*Aim of the exercise:*
Beginning with the opening line of the entries, return every line through the one containing "mono_rt = [841, 802]", both included, and nothing else. Omit pictures.

──────── Record extracts

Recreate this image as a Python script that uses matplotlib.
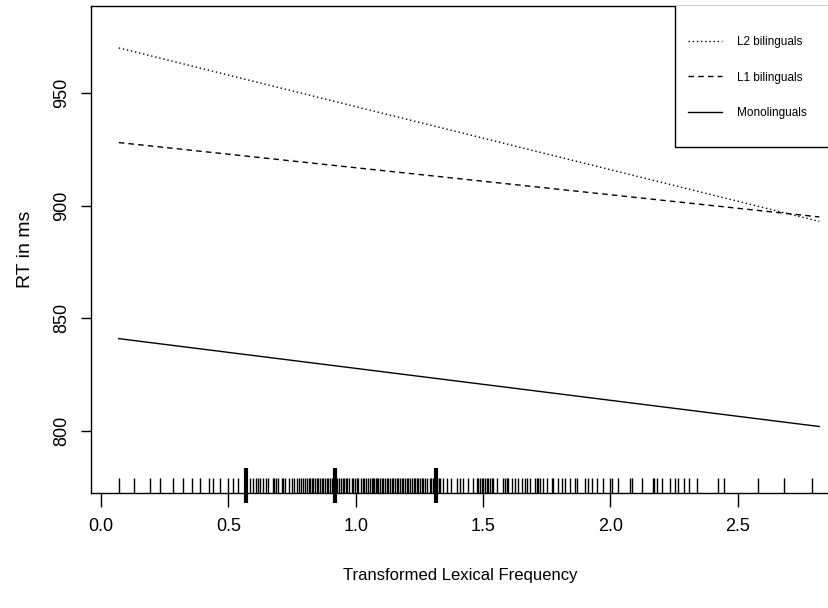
import numpy as np
import matplotlib
matplotlib.use('Agg')
import matplotlib.pyplot as plt
from matplotlib.patches import Rectangle

# line end points (x, RT)
line_x = [0.07, 2.82]
l2_rt = [970, 893]
l1_rt = [928, 895]
mono_rt = [841, 802]

# rug of observed frequencies
rug_x = [0.072, 0.131, 0.192, 0.232, 0.281, 0.321, 0.356, 0.389, 0.425, 0.441,
         0.467, 0.500, 0.520, 0.539, 0.585, 0.598, 0.609, 0.615, 0.624, 0.635,
         0.647, 0.657, 0.674, 0.679, 0.687, 0.696, 0.709, 0.716, 0.722, 0.740,
         0.749, 0.758, 0.771, 0.778, 0.784, 0.795, 0.801, 0.808, 0.816, 0.821,
         0.827, 0.834, 0.840, 0.847, 0.853, 0.860, 0.867, 0.873, 0.880, 0.886,
         0.893, 0.899, 0.906, 0.912, 0.925, 0.936, 0.941, 0.949, 0.954, 0.962,
         0.967, 0.975, 0.984, 0.991, 0.997, 1.004, 1.011, 1.020, 1.028, 1.033,
         1.041, 1.050, 1.057, 1.063, 1.067, 1.072, 1.078, 1.083, 1.089, 1.096,
         1.102, 1.109, 1.115, 1.122, 1.128, 1.135, 1.142, 1.148, 1.155, 1.161,
         1.168, 1.174, 1.181, 1.187, 1.194, 1.200, 1.207, 1.214, 1.220, 1.227,
         1.233, 1.240, 1.246, 1.253, 1.259, 1.266, 1.273, 1.279,
         1.292, 1.297, 1.302, 1.310, 1.320, 1.327, 1.331, 1.344, 1.357, 1.373,
         1.396, 1.410, 1.423, 1.442, 1.459, 1.475, 1.482, 1.488, 1.495, 1.501,
         1.508, 1.514, 1.521, 1.527, 1.534, 1.540, 1.553, 1.580, 1.586, 1.593,
         1.599, 1.612, 1.626, 1.639, 1.652, 1.665, 1.671, 1.684, 1.704, 1.711,
         1.717, 1.724, 1.737, 1.750, 1.770, 1.776, 1.796, 1.809, 1.822, 1.841,
         1.861, 1.868, 1.900, 1.913, 1.927, 1.946, 1.972, 1.999, 2.005, 2.031,
         2.077, 2.084, 2.123, 2.166, 2.171, 2.182, 2.201, 2.232, 2.254, 2.267,
         2.287, 2.310, 2.339, 2.424, 2.444, 2.581, 2.682, 2.790]
rug_thick = [0.568, 0.919, 1.315]

xticks = [0.0, 0.5, 1.0, 1.5, 2.0, 2.5]
yticks = [800, 850, 900, 950]

plt.rcParams['font.family'] = ['Liberation Sans', 'DejaVu Sans']

fig = plt.figure(figsize=(8.29, 6.08), dpi=100)
ax = fig.add_axes([91/829, 115/608, 738/829, 487/608])

ax.plot(line_x, l2_rt, color='black', lw=1.0, linestyle=(0, (1, 2)), label='L2 bilinguals')
ax.plot(line_x, l1_rt, color='black', lw=1.0, linestyle=(0, (4, 3)), label='L1 bilinguals')
ax.plot(line_x, mono_rt, color='black', lw=1.0, linestyle='-', label='Monolinguals')

trans = ax.get_xaxis_transform()
ax.vlines(rug_x, 0, 15/487, color='black', lw=1.0, transform=trans)
ax.vlines(rug_thick, -10/487, 25/487, color='black', lw=3.0, transform=trans, clip_on=False)

ax.set_xlim(-0.039, 2.858)
ax.set_ylim(772.5, 988.6)
ax.set_xticks(xticks)
ax.set_xticklabels(['%.1f' % v for v in xticks], fontsize=13)
ax.set_yticks(yticks)
ax.set_yticklabels([str(v) for v in yticks], fontsize=13, rotation=90, va='center')
ax.tick_params(axis='x', length=10, width=1, pad=8)
ax.tick_params(axis='y', length=7, width=1, pad=8)
for s in ax.spines.values():
    s.set_linewidth(1.0)

ax.set_xlabel('Transformed Lexical Frequency', fontsize=12, labelpad=24)
ax.set_ylabel('RT in ms', fontsize=14, labelpad=14)

# legend box (R style, touching the top right corner)
ax.add_patch(Rectangle((584/738, 346/487), 1.0, 1.0, transform=ax.transAxes,
                       facecolor='white', edgecolor='black', lw=1.0, zorder=4))
leg = ax.legend(loc='upper left', bbox_to_anchor=(597/738, 457/487), frameon=False,
                fontsize=8.5, handlelength=2.88, handletextpad=1.27,
                labelspacing=2.0, borderpad=0, borderaxespad=0)
leg.set_zorder(5)

plt.savefig('out.png', dpi=100)
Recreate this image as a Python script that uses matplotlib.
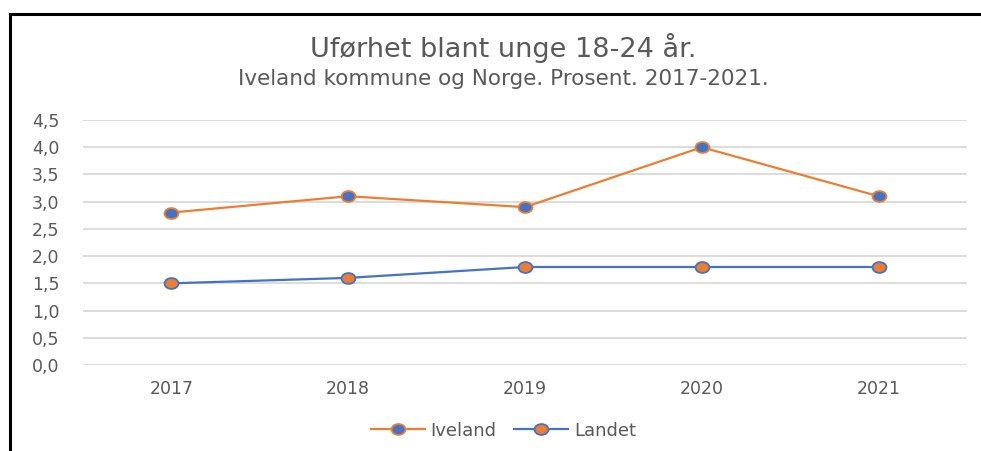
import matplotlib.pyplot as plt
from matplotlib.lines import Line2D
from matplotlib.path import Path
from matplotlib.transforms import Affine2D

years = ['2017', '2018', '2019', '2020', '2021']
iveland = [2.8, 3.1, 2.9, 4.0, 3.1]
landet = [1.5, 1.6, 1.8, 1.8, 1.8]
yticks = [0.0, 0.5, 1.0, 1.5, 2.0, 2.5, 3.0, 3.5, 4.0, 4.5]

orange = '#ED7D31'
blue = '#4472C4'
grey = '#595959'

plt.rcParams['font.family'] = ['DejaVu Sans']

# slightly flattened circle, like the reference markers
oval = Path.unit_circle().transformed(Affine2D().scale(1.0, 0.78))

fig = plt.figure(figsize=(9.81, 4.51), dpi=100)
ax = fig.add_axes([0.0846, 0.1907, 0.9011, 0.5432])

x = range(len(years))
ax.plot(x, iveland, color=orange, lw=1.6, marker=oval, ms=10,
        mfc=blue, mec=orange, mew=1.3, label='Iveland', zorder=3)
ax.plot(x, landet, color=blue, lw=1.6, marker=oval, ms=10,
        mfc=orange, mec=blue, mew=1.3, label='Landet', zorder=3)

ax.set_xlim(-0.5, 4.5)
ax.set_ylim(0, 4.5)
ax.set_yticks(yticks)
ax.set_yticklabels([f'{v:.1f}'.replace('.', ',') for v in yticks])
ax.set_xticks(list(x))
ax.set_xticklabels(years)
ax.tick_params(length=0, labelsize=12.5, labelcolor=grey)
ax.tick_params(axis='y', pad=17)
ax.tick_params(axis='x', pad=11)
ax.grid(axis='y', color='#D9D9D9', lw=1.3)
for s in ax.spines.values():
    s.set_visible(False)

fig.text(0.513, 0.893, 'Uførhet blant unge 18-24 år.', ha='center', va='center',
         fontsize=19.5, color=grey)
fig.text(0.513, 0.825, 'Iveland kommune og Norge. Prosent. 2017-2021.', ha='center',
         va='center', fontsize=15.5, color=grey)

fig.legend(loc='center', bbox_to_anchor=(0.513, 0.045), ncol=2, frameon=False,
           fontsize=13, labelcolor=grey, handlelength=3, columnspacing=1.0,
           handletextpad=0.3)

# black frame (left and top edges visible)
fig.add_artist(Line2D([0.0105, 0.0105], [0, 0.969], color='black', lw=2.2,
                      transform=fig.transFigure))
fig.add_artist(Line2D([0.0105, 1.0], [0.969, 0.969], color='black', lw=2.2,
                      transform=fig.transFigure))

fig.savefig('out.png', dpi=100)
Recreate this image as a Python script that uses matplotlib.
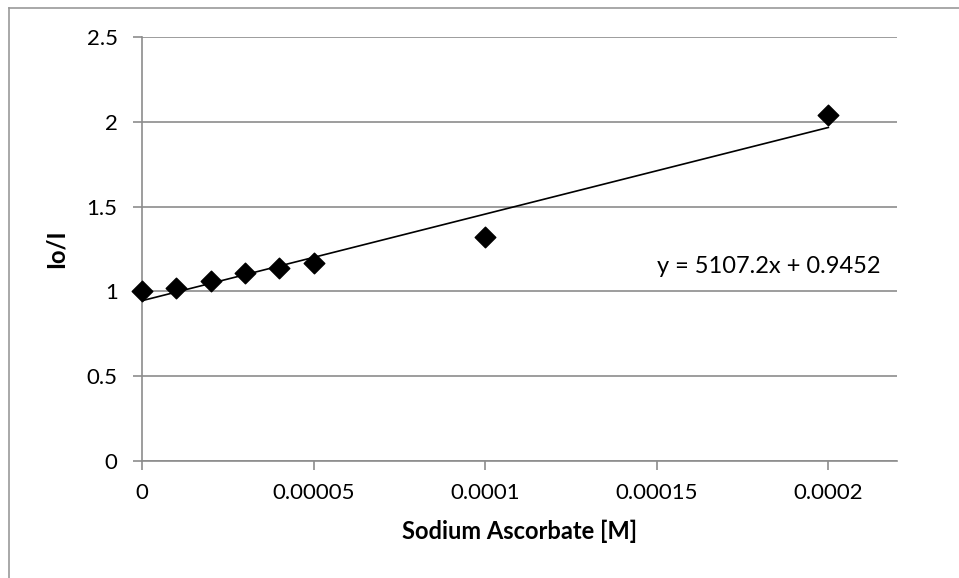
import numpy as np
import matplotlib.pyplot as plt
from matplotlib.lines import Line2D

plt.rcParams['font.family'] = ['Lato', 'DejaVu Sans']

# Datos
conc = [0, 0.00001, 0.00002, 0.00003, 0.00004, 0.00005, 0.0001, 0.0002]
io_i = [1.0, 1.02, 1.06, 1.11, 1.14, 1.17, 1.32, 2.04]
slope, intercept = 5107.2, 0.9452
xticks = [0, 0.00005, 0.0001, 0.00015, 0.0002]
xtick_labels = ['0', '0.00005', '0.0001', '0.00015', '0.0002']
yticks = [0, 0.5, 1, 1.5, 2, 2.5]
ytick_labels = ['0', '0.5', '1', '1.5', '2', '2.5']

fig = plt.figure(figsize=(9.59, 5.78), dpi=100)
ax = fig.add_axes([142 / 959, 1 - 461 / 578, (897 - 142) / 959, (461 - 37) / 578])

grid_c = '#8c8c8c'
ax.set_xlim(0, 0.00022)
ax.set_ylim(0, 2.5)
ax.set_yticks(yticks)
ax.set_yticklabels(ytick_labels)
ax.set_xticks(xticks)
ax.set_xticklabels(xtick_labels)
ax.yaxis.grid(True, color=grid_c, linewidth=1.2)
ax.set_axisbelow(True)
for s in ['top', 'right']:
    ax.spines[s].set_visible(False)
for s in ['left', 'bottom']:
    ax.spines[s].set_color(grid_c)
    ax.spines[s].set_linewidth(1.2)
ax.tick_params(axis='both', direction='out', length=6.5, width=1.2, color=grid_c,
               labelsize=16)
ax.tick_params(axis='y', pad=11)
ax.tick_params(axis='x', pad=9)

# Línea de tendencia
xt = np.array([0, 0.0002])
ax.plot(xt, slope * xt + intercept, color='black', linewidth=1.2, zorder=2)
ax.scatter(conc, io_i, marker='D', s=110, color='black', zorder=3, clip_on=False)

ax.text(0.0001825, 1.145, 'y = 5107.2x + 0.9452', fontsize=17, ha='center', va='center')

ax.set_xlabel('Sodium Ascorbate [M]', fontsize=17, fontweight='bold', labelpad=12)
ax.set_ylabel('Io/I', fontsize=17, fontweight='bold', labelpad=14)

# Marco exterior
fig.add_artist(Line2D([9 / 959, 9 / 959], [0, 1 - 8 / 578], color='#999999', linewidth=1.2))
fig.add_artist(Line2D([9 / 959, 1], [1 - 8 / 578, 1 - 8 / 578], color='#999999', linewidth=1.2))

fig.savefig('out.png', dpi=100)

────────────────

*Answer for this exercise:*
Recreate this image as a Python script that uses matplotlib.
import numpy as np
import matplotlib
matplotlib.use('Agg')
import matplotlib.pyplot as plt
from matplotlib.patches import Rectangle

# line end points (x, RT)
line_x = [0.07, 2.82]
l2_rt = [970, 893]
l1_rt = [928, 895]
mono_rt = [841, 802]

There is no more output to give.